The New York-based Centre for Jewish History is launching a project offering DNA testing to holocaust survivors and their children in the bid to locate missing family members. The DNA testing kits are being given out for free through an application on their website.

Those using the kits have the chance to work closely with genealogists Jennifer Mendelsohn and Adina Newman, who have been conducting work like this over the past several years. Mendelsohn and Newman will guide users of the proceeding steps once the test has been carried out. Newman comments on the importance of DNA in locating lost family:

There are times when people are separated and they don’t even realize they’re separated. Maybe a name change occurred so they didn’t know to look for the other person.

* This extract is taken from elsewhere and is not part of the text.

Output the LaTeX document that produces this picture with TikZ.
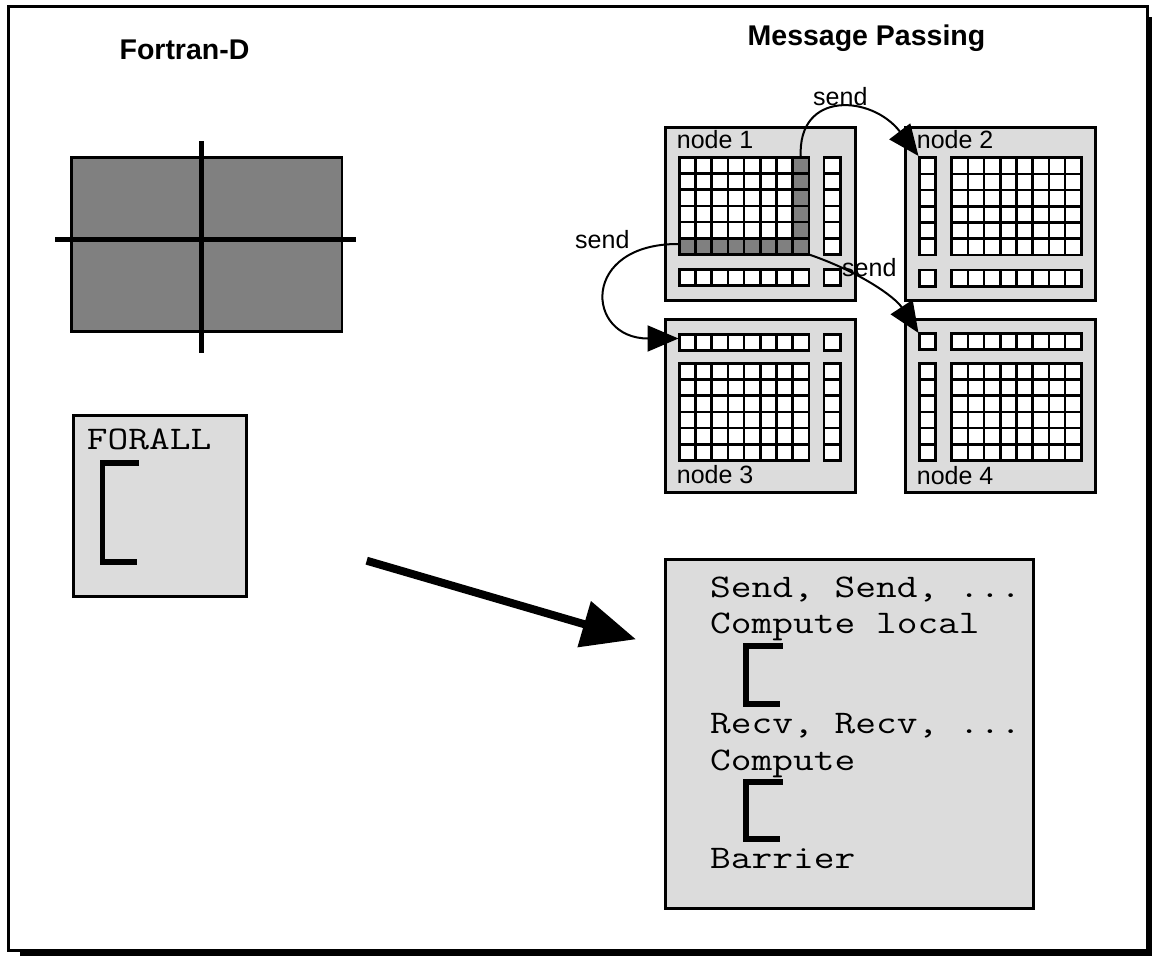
\documentclass[tikz,border=0pt]{standalone}
\usepackage{fontspec}
\setmainfont{Liberation Sans}
\setsansfont{Liberation Sans}
\setmonofont[FakeStretch=1.22]{Latin Modern Mono}
\usetikzlibrary{arrows.meta}
\definecolor{panel}{gray}{0.863}
\definecolor{shade}{gray}{0.5}

\tikzset{
  frame/.style={draw=black, line width=3pt, fill=white},
  boxline/.style={draw=black, line width=2.5pt},
  nodebox/.style={boxline, fill=panel, anchor=north west,
    inner sep=0pt, minimum width=190pt, minimum height=173pt},
  cellline/.style={draw=black, line width=2.6pt},
  lbl/.style={font=\fontsize{25pt}{30pt}\selectfont, inner sep=0pt, anchor=base west},
  title/.style={font=\fontsize{28.5pt}{34pt}\selectfont\bfseries, inner sep=0pt, anchor=base},
  mono/.style={font=\fontsize{33pt}{40pt}\selectfont\ttfamily, inner sep=0pt, anchor=base west},
  brk/.style={draw=black, line width=5.5pt, line join=miter},
  sendarrow/.style={draw=black, line width=2pt, -{Triangle[length=31pt,width=26pt]}},
  bigarrow/.style={draw=black, line width=8pt, -{Triangle[length=54pt,width=46pt]}},
}

% a block of square cells: x0, y0, columns, rows, fill colour
\newcommand\cellblock[5]{%
  \foreach \ci in {1,...,#3}{%
    \foreach \cj in {1,...,#4}{%
      \draw[cellline,fill=#5] ({#1+(\ci-1)*16.2},{#2+(\cj-1)*16.2}) rectangle ++(16.2,16.2);
    }}}

\begin{document}
\begin{tikzpicture}[x=1pt,y=-1pt]
\useasboundingbox (0,0) rectangle (1152,956);
\clip (0,0) rectangle (1152,956);

% outer frame with its shadow
\fill[black] (20,17) rectangle (1165,970);
\draw[frame] (8.5,6.5) rectangle (1147.5,950);

% ---------- left side: Fortran-D ----------
\node[title] (tfd) at (184.5,59) {Fortran-D};

\draw[boxline, fill=shade] (71.7,157.7) rectangle (342,331.7);
\draw[black, line width=4.5pt] (201.7,141) -- (201.7,353);
\draw[black, line width=4.5pt] (55,239.3) -- (355.7,239.3);

\node[boxline, fill=panel, anchor=north west, inner sep=0pt,
      minimum width=172.7pt, minimum height=180.7pt] (forall) at (72.3,414.3) {};
\node[mono] (tfa) at (86.7,449) {FORALL};
\draw[brk] (139,463) -- (102.7,463) -- (102.7,562) -- (137,562);

% ---------- right side: Message Passing ----------
\node[title] (tmp) at (866.5,45) {Message Passing};

% node 1
\node[nodebox] (n1) at (664,126) {};
\node[lbl] (l1) at (676.7,148) {node 1};
\cellblock{679.3}{157.3}{8}{6}{white}
\cellblock{792.7}{157.3}{1}{6}{shade}
\cellblock{679.3}{238.3}{8}{1}{shade}
\cellblock{824}{157.3}{1}{6}{white}
\cellblock{679.3}{269.3}{8}{1}{white}
\cellblock{824}{269.3}{1}{1}{white}

% node 2
\node[nodebox] (n2) at (904,126) {};
\node[lbl] (l2) at (916.7,148) {node 2};
\cellblock{919.3}{157.7}{1}{6}{white}
\cellblock{951.7}{157.7}{8}{6}{white}
\cellblock{919.3}{270}{1}{1}{white}
\cellblock{951.7}{270}{8}{1}{white}

% node 3
\node[nodebox] (n3) at (664,318.3) {};
\node[lbl] (l3) at (676.7,483) {node 3};
\cellblock{679.3}{334.3}{8}{1}{white}
\cellblock{824}{334.3}{1}{1}{white}
\cellblock{679.3}{363.3}{8}{6}{white}
\cellblock{824}{363.3}{1}{6}{white}

% node 4
\node[nodebox] (n4) at (904,318.3) {};
\node[lbl] (l4) at (916.7,484) {node 4};
\cellblock{919.3}{333.5}{1}{1}{white}
\cellblock{951.7}{333.5}{8}{1}{white}
\cellblock{919.3}{363.3}{1}{6}{white}
\cellblock{951.7}{363.3}{8}{6}{white}

% ends of the send arrows
\coordinate (colTop) at (800.8,157.3);
\coordinate (rowLeft) at (679.3,244);
\coordinate (gridCorner) at (809,254.5);
\coordinate (in2) at (918.5,156);
\coordinate (in3) at (678.5,338.5);
\coordinate (in4) at (918.5,333);

\draw[sendarrow] (colTop) .. controls (797,90) and (872,95) .. (in2);
\draw[sendarrow] (rowLeft) .. controls (580,243) and (585,338.5) .. (in3);
\draw[sendarrow] (gridCorner) .. controls (860,272) and (895,297) .. (in4);

\node[lbl] (s1) at (813,105) {send};
\node[lbl] (s2) at (575,248) {send};
\node[lbl] (s3) at (842,276.7) {send};

% ---------- generated code ----------
\node[boxline, fill=panel, anchor=north west, inner sep=0pt,
      minimum width=368pt, minimum height=349pt] (code) at (664,558.3) {};
\node[mono] (c1) at (710,597) {Send, Send, ...};
\node[mono] (c2) at (710,633) {Compute local};
\draw[brk] (782.7,646) -- (746,646) -- (746,704) -- (780,704);
\node[mono] (c3) at (710,733) {Recv, Recv, ...};
\node[mono] (c4) at (710,770) {Compute};
\draw[brk] (782.7,782) -- (746,782) -- (746,839) -- (780,839);
\node[mono] (c5) at (710,868) {Barrier};

% translation arrow
\coordinate (aStart) at (366.7,560.7);
\coordinate (aEnd) at (636,639.3);
\draw[bigarrow] (aStart) -- (aEnd);
\end{tikzpicture}
\end{document}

There are cases that simply cannot be solved without DNA.

Adina Newman, genealogist

The arrival of DNA technology has certainly unleashed a plethora of opportunity which Holocaust survivors and their descendants can use to learn about family connections severed by genocide. The horrors of the holocaust ripped apart the lives of many families, and it therefore comes with great reception that work such as this can help bring people together again.

However, Mendelsohn and Newman highlight that there are absolutely no guarantees. The genealogists emphasise the testing procedure does not automatically mean users will locate living relatives; it simply offers a chance. Yet, this chance is encouraged, especially as time passes the number of living survivors decline.

It really is the last moment where these survivors can be given some modicum of justice.

Gavriel Rosenfeld, president of the Centre for Jewish History

Jackie Young, an orphaned survivor who spent the first few years of his life in a Nazi internment camp, spent decades searching before being introduced to the project. Now 80 years old and living in London, Young gave the genealogists a DNA sample to help find a name alongside some relatives he never knew he had. Jackie described the revelation as “amazing”. Young comments:

I’ve been wanting to know all my life. If I hadn’t known what I do know now, I think I would still felt that my left arm or my right arm wasn’t fully formed. Family is everything, it’s the major pillar of life in humanity.

Jackie Young, holocaust survivor

The centre has initially put $15,000 towards the DNA kits which covers roughly 500 of them. However, the centre would look to expand this budget if interest increases.